She handed in a paper full of words like “deironctive” and “irontus” and wondered why I got suspicious :rolleyes:

I also had a young man who lifted chunks of text from an essay I had assigned without any attempt to paraphrase or use quotation marks. It didn’t seem to have occurred to him that I’d probably read the original.

I would have been that clueless 20-year old too. At 20, my entire education on Viet Nam was what I had figured out from old Doonesbury comic books. That and things like elephant grass and punji sticks (sp?). We just never got there in school.

IANAT, but my mom was teaching for a while, and my favorite story was the kid who turned in an essay that was not only plagiarized, but plagiarized from Dave Barry. Yes, the single most well-known humor writer in the US. He had printed it out and then whited out the title and written in his own.

Thanks for the support, Podkayne. It is greatly appreciated.

I’m just a grader, not a teacher. I grade for classes in the CS dept. Aside from the fact that none of the kids can write a simple sentence to save their lives, it’s not too bad. Granted, most of the proofs I see are along the lines of “If A, then A; therefore, A”, but I got used to that.

One guy took the cake, though. On his test, he asserted that the sum of the reciprocals of the first n integers is equal to the reciprocal of the sum of the first n integers. I was flabbergasted–apparently this person believes that 1/2 + 1/2 = 1/4. What was he thinking?

Okay, with regard to my earlier post…this can’t be blamed directly on the students.

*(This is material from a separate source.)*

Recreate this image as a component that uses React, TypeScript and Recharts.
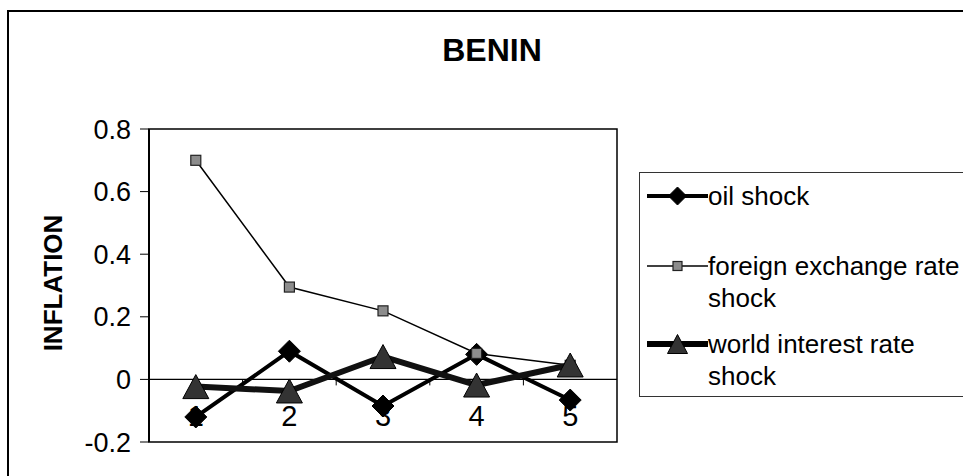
import React from 'react';
import { LineChart, Line, XAxis, YAxis, ReferenceLine, ReferenceArea, Legend } from 'recharts';

// ---- data ----
const periods = ['1', '2', '3', '4', '5'];
const oilShock = [-0.12, 0.09, -0.085, 0.08, -0.066];
const fxShock = [0.7, 0.295, 0.219, 0.083, 0.045];
const worldRateShock = [-0.023, -0.037, 0.073, -0.018, 0.046];
const yTicks = [-0.2, 0, 0.2, 0.4, 0.6, 0.8];
const seriesNames = ['oil shock', 'foreign exchange rate shock', 'world interest rate shock'];
const chartTitle = 'BENIN';
const yTitle = 'INFLATION';

const Y_MIN = -0.2;
const Y_MAX = 0.8;

const data = periods.map((p, i) => ({
  period: p,
  oil: oilShock[i],
  fx: fxShock[i],
  world: worldRateShock[i],
}));

const FONT = '"Liberation Sans", Arial, sans-serif';
const W = 963;
const H = 476;
const MARGIN = { top: 129, right: 346, left: 30, bottom: 4 };
const Y_AXIS_W = 119;
const X_AXIS_H = 30;
const PLOT_H = H - MARGIN.top - MARGIN.bottom - X_AXIS_H;

const diamond = (cx: number, cy: number, r: number) => (
  <path d={`M${cx},${cy - r}L${cx + r},${cy}L${cx},${cy + r}L${cx - r},${cy}Z`} fill="#000" stroke="#000" strokeWidth={1} />
);
const square = (cx: number, cy: number, s: number) => (
  <rect x={cx - s} y={cy - s} width={2 * s} height={2 * s} fill="#8c8c8c" stroke="#222" strokeWidth={1.2} />
);
const triangle = (cx: number, cy: number, w: number, h: number) => (
  <path d={`M${cx},${cy - h / 2}L${cx + w / 2},${cy + h / 2}L${cx - w / 2},${cy + h / 2}Z`} fill="#333" stroke="#000" strokeWidth={1} />
);

const legendLook: Record<string, { w: number; marker: (cx: number, cy: number) => React.ReactElement }> = {
  oil: { w: 4, marker: (cx, cy) => diamond(cx, cy, 9) },
  fx: { w: 1.5, marker: (cx, cy) => square(cx, cy, 4.5) },
  world: { w: 6, marker: (cx, cy) => triangle(cx, cy, 20, 19) },
};
const entryTops = [7, 77, 155];

const renderLegend = (props: any) => {
  const payload = [...(props.payload || [])].sort(
    (a: any, b: any) => seriesNames.indexOf(a.value) - seriesNames.indexOf(b.value)
  );
  return (
    <div style={{ position: 'relative', width: '100%', height: '100%' }}>
      {payload.map((e: any, i: number) => {
        const look = legendLook[e.dataKey] || legendLook.oil;
        return (
          <div key={String(e.dataKey)} style={{ position: 'absolute', left: 7, top: entryTops[i], display: 'flex', alignItems: 'flex-start' }}>
            <svg width={61} height={32} style={{ display: 'block' }}>
              <line x1={0} x2={61} y1={16} y2={16} stroke="#000" strokeWidth={look.w} />
              {look.marker(30.5, 16)}
            </svg>
            <div style={{ width: 256, fontSize: 26, lineHeight: '32px', fontFamily: FONT, color: '#000' }}>{e.value}</div>
          </div>
        );
      })}
    </div>
  );
};

const XTick = (props: any) => {
  const { x, y, payload, index } = props;
  const half = payload && payload.offset ? payload.offset : 0;
  const zeroY = y - (PLOT_H * (0 - Y_MIN)) / (Y_MAX - Y_MIN);
  return (
    <g>
      {index > 0 && <line x1={x - half} x2={x - half} y1={zeroY} y2={zeroY + 6} stroke="#000" strokeWidth={1} />}
      <text x={x} y={zeroY + 37} textAnchor="middle" dominantBaseline="central" fontSize={29} fontFamily={FONT} fill="#000">
        {payload.value}
      </text>
    </g>
  );
};

export default function App() {
  return (
    <div style={{ position: 'fixed', left: 0, top: 0, width: W, height: H, overflow: 'hidden', background: '#fff', fontFamily: FONT }}>
      <div style={{ position: 'absolute', left: 7, top: 10, width: 1200, height: 1200, borderLeft: '2px solid #000', borderTop: '2px solid #000' }} />
      <div style={{ position: 'absolute', left: 0, top: 0 }}>
        <LineChart width={W} height={H} data={data} margin={MARGIN}>
          <XAxis
            dataKey="period"
            type="category"
            scale="band"
            interval={0}
            height={X_AXIS_H}
            axisLine={false}
            tickLine={false}
            tickSize={0}
            tickMargin={0}
            tick={<XTick />}
          />
          <YAxis
            type="number"
            domain={[Y_MIN, Y_MAX]}
            ticks={yTicks}
            interval={0}
            width={Y_AXIS_W}
            tickSize={9}
            tickMargin={9}
            axisLine={{ stroke: '#000', strokeWidth: 2 }}
            tickLine={{ stroke: '#000', strokeWidth: 1 }}
            tick={{ fontSize: 27, fill: '#000', fontFamily: FONT }}
            tickFormatter={(v: number) => String(v)}
          />
          <ReferenceArea y1={Y_MIN} y2={Y_MAX} fill="none" fillOpacity={0} stroke="#000" strokeWidth={1.5} />
          <ReferenceLine y={0} stroke="#000" strokeWidth={1.2} />
          <Legend
            layout="vertical"
            align="center"
            verticalAlign="middle"
            content={renderLegend}
            wrapperStyle={{ left: 639, top: 172, width: 340, height: 225, border: '1px solid #333', boxSizing: 'border-box', background: '#fff' }}
          />
          <Line
            dataKey="oil"
            name={seriesNames[0]}
            stroke="#000"
            strokeWidth={4}
            isAnimationActive={false}
            dot={(p: any) => <g key={`o${p.index}`}>{diamond(p.cx, p.cy, 11)}</g>}
          />
          <Line
            dataKey="fx"
            name={seriesNames[1]}
            stroke="#000"
            strokeWidth={1.5}
            isAnimationActive={false}
            dot={(p: any) => <g key={`f${p.index}`}>{square(p.cx, p.cy, 5)}</g>}
          />
          <Line
            dataKey="world"
            name={seriesNames[2]}
            stroke="#111"
            strokeWidth={6}
            isAnimationActive={false}
            dot={(p: any) => <g key={`w${p.index}`}>{triangle(p.cx, p.cy, 26, 24)}</g>}
          />
        </LineChart>
      </div>
      <div style={{ position: 'absolute', left: 392, top: 32, width: 200, textAlign: 'center', fontSize: 32, lineHeight: '36px', fontWeight: 'bold', color: '#000' }}>
        {chartTitle}
      </div>
      <div
        style={{
          position: 'absolute',
          left: 53 - 100,
          top: 283 - 16,
          width: 200,
          height: 32,
          lineHeight: '32px',
          textAlign: 'center',
          fontSize: 26,
          fontWeight: 'bold',
          color: '#000',
          transform: 'rotate(-90deg)',
          transformOrigin: '50% 50%',
        }}
      >
        {yTitle}
      </div>
    </div>
  );
}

Some blame lies with their previous (high school?) teachers for not teaching them how to write a paper.
I did learn how to outline and write a paper in high school (this was back in the dark ages when we had to actually TYPE a paper on a typewriter! No Spellcheck! No WP progams! :eek: )

Another example of my public school failings: My first day of classes at college. I kept hearing this word. I knew it was an important word, because of the context in which it was used, but I’d never heard it before. Yes, I know there are no stupid questions, and I should have asked what the word meant, but everyone else seemed to know what it meant, and it was my first day in COLLEGE, after all, and I was a little intimidated.
Luckily, I only had three classes before a break, so I quickly ran back to my dorm and grabbed my little dictionary to look it up. Hmm, how can I look it up if I can’t spell it? S-I-L? Nope, that’s not it. S-Y-L? Oh, okay, there it is, Syllabus, noun, An outline or a summary of the main points of a text, lecture, or course of study.
Well, that makes sense.
And yes, I somehow made it through high school, and made into college without ever hearing the word syllabus. My high school teachers didn’t use the word.

I’m not a teacher, but I have witnessed some incredible acts of stupidity among fellow students. . .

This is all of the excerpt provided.